### WHAT THE EXERCISE ASKS
Copy exactly, and only, the lines starting at the line with "Reproduce this chart" and ending at the line with "import * as". Leave every picture out of the copy.

----------

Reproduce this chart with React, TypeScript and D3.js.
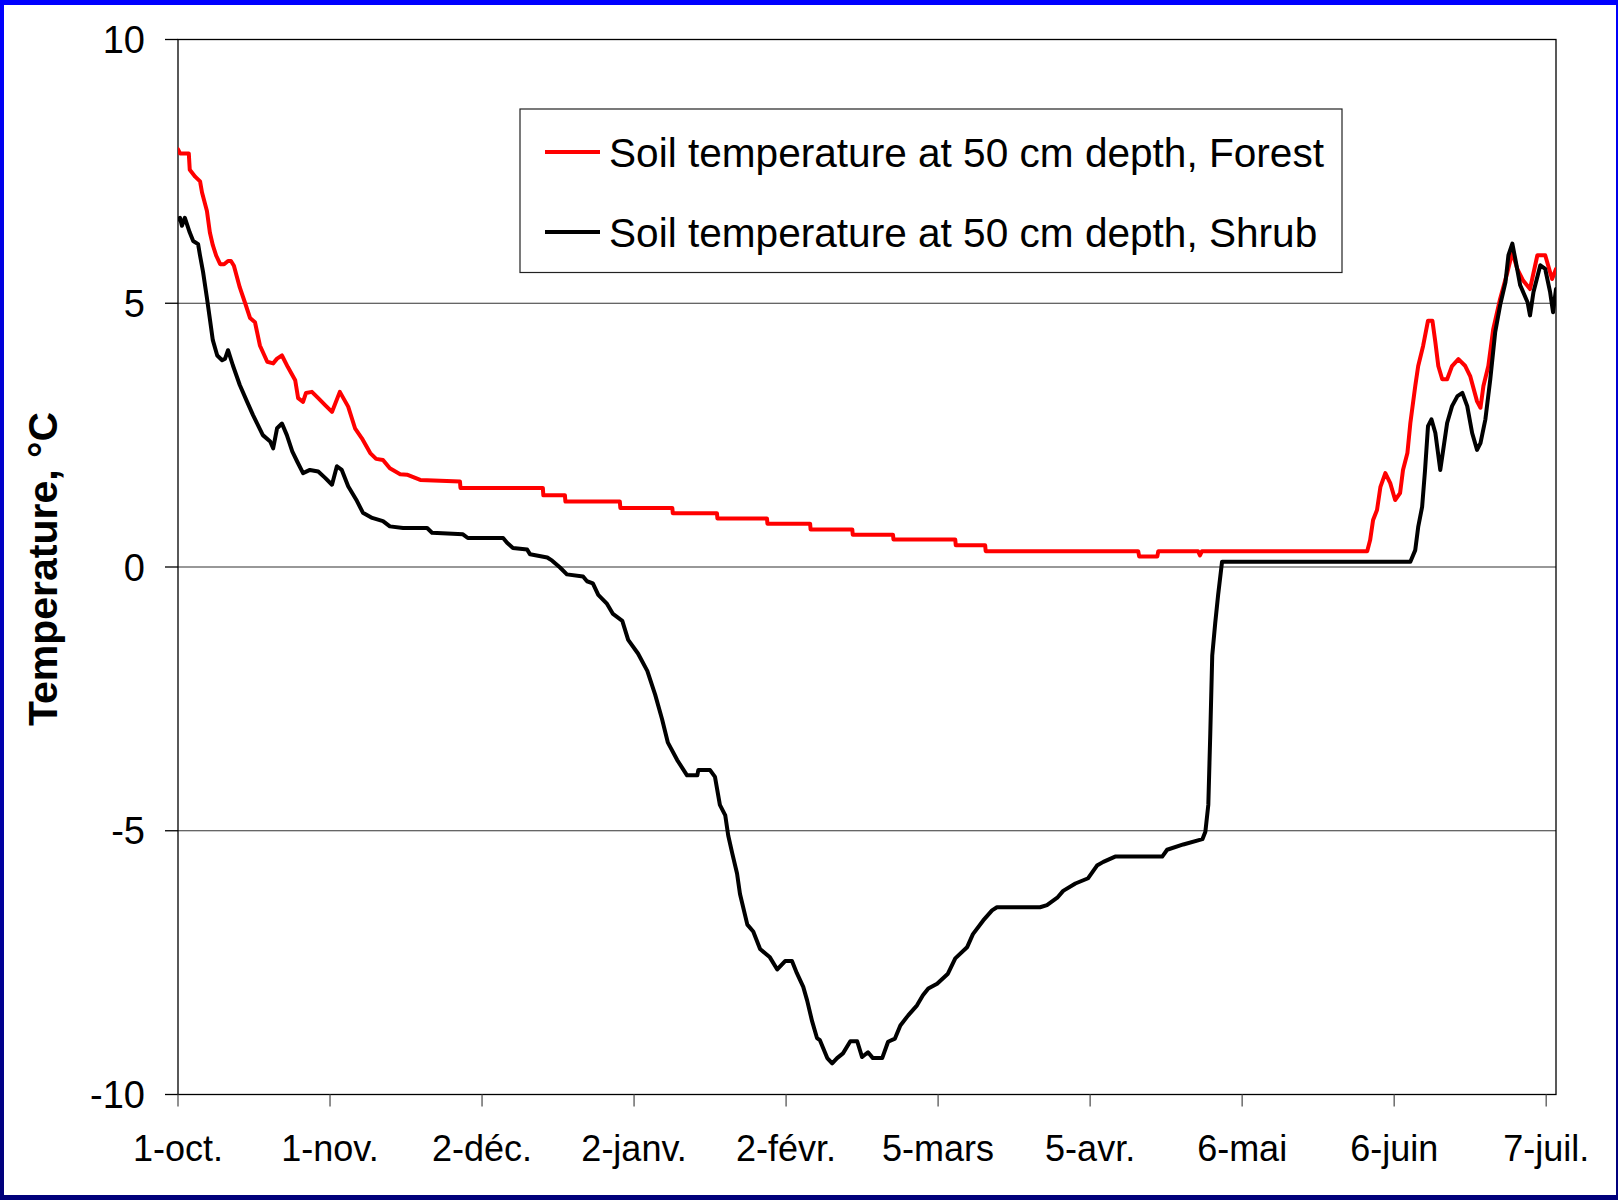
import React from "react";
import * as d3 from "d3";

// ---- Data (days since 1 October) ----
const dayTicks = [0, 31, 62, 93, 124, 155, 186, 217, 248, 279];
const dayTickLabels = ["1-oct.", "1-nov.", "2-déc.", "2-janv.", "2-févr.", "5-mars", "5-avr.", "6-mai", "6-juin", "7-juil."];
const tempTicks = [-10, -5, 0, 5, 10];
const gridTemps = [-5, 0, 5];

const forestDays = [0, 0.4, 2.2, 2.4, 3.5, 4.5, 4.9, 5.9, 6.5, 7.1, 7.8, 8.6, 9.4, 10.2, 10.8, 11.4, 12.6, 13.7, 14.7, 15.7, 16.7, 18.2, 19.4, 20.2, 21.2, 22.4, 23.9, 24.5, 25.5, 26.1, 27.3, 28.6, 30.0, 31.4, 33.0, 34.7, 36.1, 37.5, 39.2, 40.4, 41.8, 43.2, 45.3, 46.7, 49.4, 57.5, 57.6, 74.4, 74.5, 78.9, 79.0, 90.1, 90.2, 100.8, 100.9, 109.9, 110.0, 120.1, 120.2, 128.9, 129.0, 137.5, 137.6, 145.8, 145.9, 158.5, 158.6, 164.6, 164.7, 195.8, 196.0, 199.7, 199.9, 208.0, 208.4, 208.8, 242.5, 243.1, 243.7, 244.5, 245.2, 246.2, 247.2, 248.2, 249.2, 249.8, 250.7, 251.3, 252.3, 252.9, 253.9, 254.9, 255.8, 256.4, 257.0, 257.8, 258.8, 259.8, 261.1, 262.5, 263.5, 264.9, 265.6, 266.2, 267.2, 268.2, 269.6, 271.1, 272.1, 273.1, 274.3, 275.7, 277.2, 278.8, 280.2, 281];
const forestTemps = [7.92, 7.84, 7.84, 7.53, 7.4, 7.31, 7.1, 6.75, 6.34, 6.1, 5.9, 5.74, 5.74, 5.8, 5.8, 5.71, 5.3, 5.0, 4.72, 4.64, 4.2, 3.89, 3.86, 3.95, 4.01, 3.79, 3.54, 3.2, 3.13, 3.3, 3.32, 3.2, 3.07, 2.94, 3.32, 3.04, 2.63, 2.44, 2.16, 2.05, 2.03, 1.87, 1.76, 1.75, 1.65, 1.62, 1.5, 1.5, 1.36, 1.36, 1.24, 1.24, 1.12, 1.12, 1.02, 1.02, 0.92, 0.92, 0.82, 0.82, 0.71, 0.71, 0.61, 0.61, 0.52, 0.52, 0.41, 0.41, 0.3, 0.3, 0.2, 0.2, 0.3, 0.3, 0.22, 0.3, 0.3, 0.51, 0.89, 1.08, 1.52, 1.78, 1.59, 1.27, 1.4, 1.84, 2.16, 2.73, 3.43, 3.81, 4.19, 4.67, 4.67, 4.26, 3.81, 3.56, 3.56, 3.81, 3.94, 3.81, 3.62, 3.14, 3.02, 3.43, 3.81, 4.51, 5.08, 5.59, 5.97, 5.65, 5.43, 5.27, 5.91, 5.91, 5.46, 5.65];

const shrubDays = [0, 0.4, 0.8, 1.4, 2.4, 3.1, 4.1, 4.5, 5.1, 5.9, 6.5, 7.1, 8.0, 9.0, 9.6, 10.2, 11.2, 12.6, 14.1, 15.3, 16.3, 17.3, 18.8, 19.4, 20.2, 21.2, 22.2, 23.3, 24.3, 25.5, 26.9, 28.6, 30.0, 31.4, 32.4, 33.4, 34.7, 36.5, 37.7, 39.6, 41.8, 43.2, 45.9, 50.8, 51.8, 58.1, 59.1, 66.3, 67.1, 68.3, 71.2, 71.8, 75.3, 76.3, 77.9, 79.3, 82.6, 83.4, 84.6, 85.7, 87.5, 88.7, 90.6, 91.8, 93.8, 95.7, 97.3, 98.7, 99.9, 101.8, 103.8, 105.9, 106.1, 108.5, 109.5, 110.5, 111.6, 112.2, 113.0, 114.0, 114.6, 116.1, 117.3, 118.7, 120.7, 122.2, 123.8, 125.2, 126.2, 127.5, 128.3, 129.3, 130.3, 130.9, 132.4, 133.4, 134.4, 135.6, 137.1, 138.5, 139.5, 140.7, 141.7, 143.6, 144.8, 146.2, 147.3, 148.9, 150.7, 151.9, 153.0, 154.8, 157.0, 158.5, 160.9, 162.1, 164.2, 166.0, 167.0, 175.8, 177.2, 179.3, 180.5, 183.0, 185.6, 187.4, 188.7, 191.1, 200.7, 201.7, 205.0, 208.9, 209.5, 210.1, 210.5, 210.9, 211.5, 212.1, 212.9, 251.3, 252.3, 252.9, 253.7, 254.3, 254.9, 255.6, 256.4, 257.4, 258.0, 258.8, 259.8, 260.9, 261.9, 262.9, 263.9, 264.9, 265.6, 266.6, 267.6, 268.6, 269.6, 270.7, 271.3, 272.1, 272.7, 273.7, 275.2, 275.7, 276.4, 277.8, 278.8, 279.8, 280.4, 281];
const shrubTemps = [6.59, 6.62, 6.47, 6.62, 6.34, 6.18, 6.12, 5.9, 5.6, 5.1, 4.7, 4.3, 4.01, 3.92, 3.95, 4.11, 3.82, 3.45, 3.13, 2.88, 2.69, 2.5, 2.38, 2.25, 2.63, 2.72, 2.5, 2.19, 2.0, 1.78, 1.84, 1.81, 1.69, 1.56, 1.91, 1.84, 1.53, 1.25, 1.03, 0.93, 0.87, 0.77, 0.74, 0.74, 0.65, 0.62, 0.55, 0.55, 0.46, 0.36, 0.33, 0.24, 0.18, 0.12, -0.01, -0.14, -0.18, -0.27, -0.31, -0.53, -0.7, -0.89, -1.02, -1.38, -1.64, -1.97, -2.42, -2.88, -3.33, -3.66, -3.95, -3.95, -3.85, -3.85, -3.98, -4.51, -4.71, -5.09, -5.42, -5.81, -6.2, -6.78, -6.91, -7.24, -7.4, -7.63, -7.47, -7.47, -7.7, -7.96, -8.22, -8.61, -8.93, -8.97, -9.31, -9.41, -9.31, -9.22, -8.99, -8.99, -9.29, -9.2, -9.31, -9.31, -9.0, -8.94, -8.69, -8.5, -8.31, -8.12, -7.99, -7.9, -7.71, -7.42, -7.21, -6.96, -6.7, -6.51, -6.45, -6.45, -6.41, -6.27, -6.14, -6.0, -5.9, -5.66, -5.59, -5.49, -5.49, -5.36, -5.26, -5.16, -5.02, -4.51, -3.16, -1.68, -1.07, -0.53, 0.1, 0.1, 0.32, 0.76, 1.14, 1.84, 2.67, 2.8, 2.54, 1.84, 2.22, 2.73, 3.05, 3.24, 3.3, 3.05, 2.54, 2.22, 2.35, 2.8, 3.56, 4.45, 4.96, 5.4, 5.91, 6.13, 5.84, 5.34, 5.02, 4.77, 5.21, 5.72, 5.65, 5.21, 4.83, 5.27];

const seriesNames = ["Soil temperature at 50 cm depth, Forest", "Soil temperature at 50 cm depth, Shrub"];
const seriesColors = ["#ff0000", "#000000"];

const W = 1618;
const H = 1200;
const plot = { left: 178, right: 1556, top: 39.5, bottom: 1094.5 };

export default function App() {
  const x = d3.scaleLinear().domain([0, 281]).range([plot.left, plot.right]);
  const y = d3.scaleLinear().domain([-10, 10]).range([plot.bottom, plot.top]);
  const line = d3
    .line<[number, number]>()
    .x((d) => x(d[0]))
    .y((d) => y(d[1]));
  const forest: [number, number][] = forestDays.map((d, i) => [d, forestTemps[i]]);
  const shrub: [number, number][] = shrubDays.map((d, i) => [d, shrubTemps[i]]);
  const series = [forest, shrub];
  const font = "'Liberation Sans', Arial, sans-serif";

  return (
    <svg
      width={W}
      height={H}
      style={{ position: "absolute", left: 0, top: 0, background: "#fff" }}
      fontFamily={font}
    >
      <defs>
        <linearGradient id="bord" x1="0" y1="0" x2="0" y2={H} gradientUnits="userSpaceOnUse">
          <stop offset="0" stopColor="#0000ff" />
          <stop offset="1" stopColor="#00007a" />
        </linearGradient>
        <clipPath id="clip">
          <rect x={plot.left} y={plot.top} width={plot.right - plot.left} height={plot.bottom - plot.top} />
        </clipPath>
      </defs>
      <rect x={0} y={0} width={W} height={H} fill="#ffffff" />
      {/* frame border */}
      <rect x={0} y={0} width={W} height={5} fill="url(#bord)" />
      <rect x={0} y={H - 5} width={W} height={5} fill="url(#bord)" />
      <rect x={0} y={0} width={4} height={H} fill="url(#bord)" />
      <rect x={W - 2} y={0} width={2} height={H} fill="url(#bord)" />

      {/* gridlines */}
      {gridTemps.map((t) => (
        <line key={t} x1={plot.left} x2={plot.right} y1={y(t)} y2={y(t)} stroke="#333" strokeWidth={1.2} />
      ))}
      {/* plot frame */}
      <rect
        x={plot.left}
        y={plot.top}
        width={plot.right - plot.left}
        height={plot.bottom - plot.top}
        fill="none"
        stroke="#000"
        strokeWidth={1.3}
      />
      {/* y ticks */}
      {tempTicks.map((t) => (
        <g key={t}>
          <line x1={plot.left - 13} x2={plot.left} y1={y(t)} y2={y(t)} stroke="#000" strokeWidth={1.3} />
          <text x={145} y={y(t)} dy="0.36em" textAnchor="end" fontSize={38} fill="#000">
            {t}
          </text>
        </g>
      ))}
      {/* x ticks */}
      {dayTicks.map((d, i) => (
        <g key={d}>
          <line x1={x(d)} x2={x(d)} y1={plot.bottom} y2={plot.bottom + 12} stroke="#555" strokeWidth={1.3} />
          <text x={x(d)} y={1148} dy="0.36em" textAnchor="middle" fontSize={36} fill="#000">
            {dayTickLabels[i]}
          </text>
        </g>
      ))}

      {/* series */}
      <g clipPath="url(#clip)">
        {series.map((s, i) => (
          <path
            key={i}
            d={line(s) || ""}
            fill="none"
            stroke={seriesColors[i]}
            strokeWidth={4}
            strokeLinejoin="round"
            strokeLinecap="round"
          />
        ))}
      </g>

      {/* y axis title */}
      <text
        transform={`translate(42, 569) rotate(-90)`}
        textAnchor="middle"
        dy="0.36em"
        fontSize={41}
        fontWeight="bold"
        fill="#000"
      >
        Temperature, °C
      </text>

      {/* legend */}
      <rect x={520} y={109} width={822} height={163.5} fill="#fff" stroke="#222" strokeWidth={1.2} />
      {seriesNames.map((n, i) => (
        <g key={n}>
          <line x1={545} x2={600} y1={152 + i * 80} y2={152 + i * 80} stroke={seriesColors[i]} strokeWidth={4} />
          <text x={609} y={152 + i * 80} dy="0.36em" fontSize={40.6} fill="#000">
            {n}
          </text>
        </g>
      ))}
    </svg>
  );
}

----------

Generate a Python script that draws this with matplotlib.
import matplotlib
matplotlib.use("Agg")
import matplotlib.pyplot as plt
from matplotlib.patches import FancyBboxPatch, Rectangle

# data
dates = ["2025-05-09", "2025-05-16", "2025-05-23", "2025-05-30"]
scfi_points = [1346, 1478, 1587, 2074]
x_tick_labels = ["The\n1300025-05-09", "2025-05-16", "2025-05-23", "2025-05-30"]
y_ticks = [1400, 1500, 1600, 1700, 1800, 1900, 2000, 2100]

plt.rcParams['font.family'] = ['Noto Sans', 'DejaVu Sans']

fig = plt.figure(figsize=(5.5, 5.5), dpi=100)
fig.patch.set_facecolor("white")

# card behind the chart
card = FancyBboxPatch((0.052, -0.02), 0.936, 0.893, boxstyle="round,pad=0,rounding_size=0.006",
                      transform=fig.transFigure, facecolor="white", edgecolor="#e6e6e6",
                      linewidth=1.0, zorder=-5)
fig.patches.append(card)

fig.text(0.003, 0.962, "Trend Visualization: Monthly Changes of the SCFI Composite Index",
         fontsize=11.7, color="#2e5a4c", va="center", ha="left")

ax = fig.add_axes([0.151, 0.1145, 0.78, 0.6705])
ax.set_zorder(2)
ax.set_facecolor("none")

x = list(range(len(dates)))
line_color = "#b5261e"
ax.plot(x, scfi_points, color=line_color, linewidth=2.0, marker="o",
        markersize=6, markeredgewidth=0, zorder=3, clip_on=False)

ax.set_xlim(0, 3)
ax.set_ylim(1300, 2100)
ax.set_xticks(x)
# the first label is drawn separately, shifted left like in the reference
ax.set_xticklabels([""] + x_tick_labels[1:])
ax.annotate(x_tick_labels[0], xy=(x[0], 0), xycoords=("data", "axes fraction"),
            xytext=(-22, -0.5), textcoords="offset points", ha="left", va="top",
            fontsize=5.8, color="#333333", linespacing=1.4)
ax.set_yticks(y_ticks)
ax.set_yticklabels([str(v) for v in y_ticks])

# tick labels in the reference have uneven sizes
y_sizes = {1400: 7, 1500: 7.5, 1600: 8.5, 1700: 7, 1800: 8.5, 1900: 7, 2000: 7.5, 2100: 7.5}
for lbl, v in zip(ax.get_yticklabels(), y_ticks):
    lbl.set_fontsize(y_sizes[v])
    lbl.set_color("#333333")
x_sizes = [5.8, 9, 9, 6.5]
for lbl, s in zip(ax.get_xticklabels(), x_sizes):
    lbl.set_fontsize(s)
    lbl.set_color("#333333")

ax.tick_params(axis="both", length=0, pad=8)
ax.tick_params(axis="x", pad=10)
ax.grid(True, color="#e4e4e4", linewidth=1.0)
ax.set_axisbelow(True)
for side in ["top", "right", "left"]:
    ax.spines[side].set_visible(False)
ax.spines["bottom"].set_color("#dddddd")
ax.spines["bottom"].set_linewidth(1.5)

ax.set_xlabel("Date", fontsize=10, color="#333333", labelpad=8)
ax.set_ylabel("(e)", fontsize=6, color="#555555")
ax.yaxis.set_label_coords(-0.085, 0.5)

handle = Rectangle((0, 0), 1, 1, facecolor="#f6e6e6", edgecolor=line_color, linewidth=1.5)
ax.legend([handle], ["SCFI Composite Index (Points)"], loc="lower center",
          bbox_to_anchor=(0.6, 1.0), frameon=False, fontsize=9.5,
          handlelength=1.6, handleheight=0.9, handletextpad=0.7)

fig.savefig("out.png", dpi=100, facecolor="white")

----------

### RESULT FOR THIS TASK
Reproduce this chart with React, TypeScript and D3.js.
import React from "react";
import * as d3 from "d3";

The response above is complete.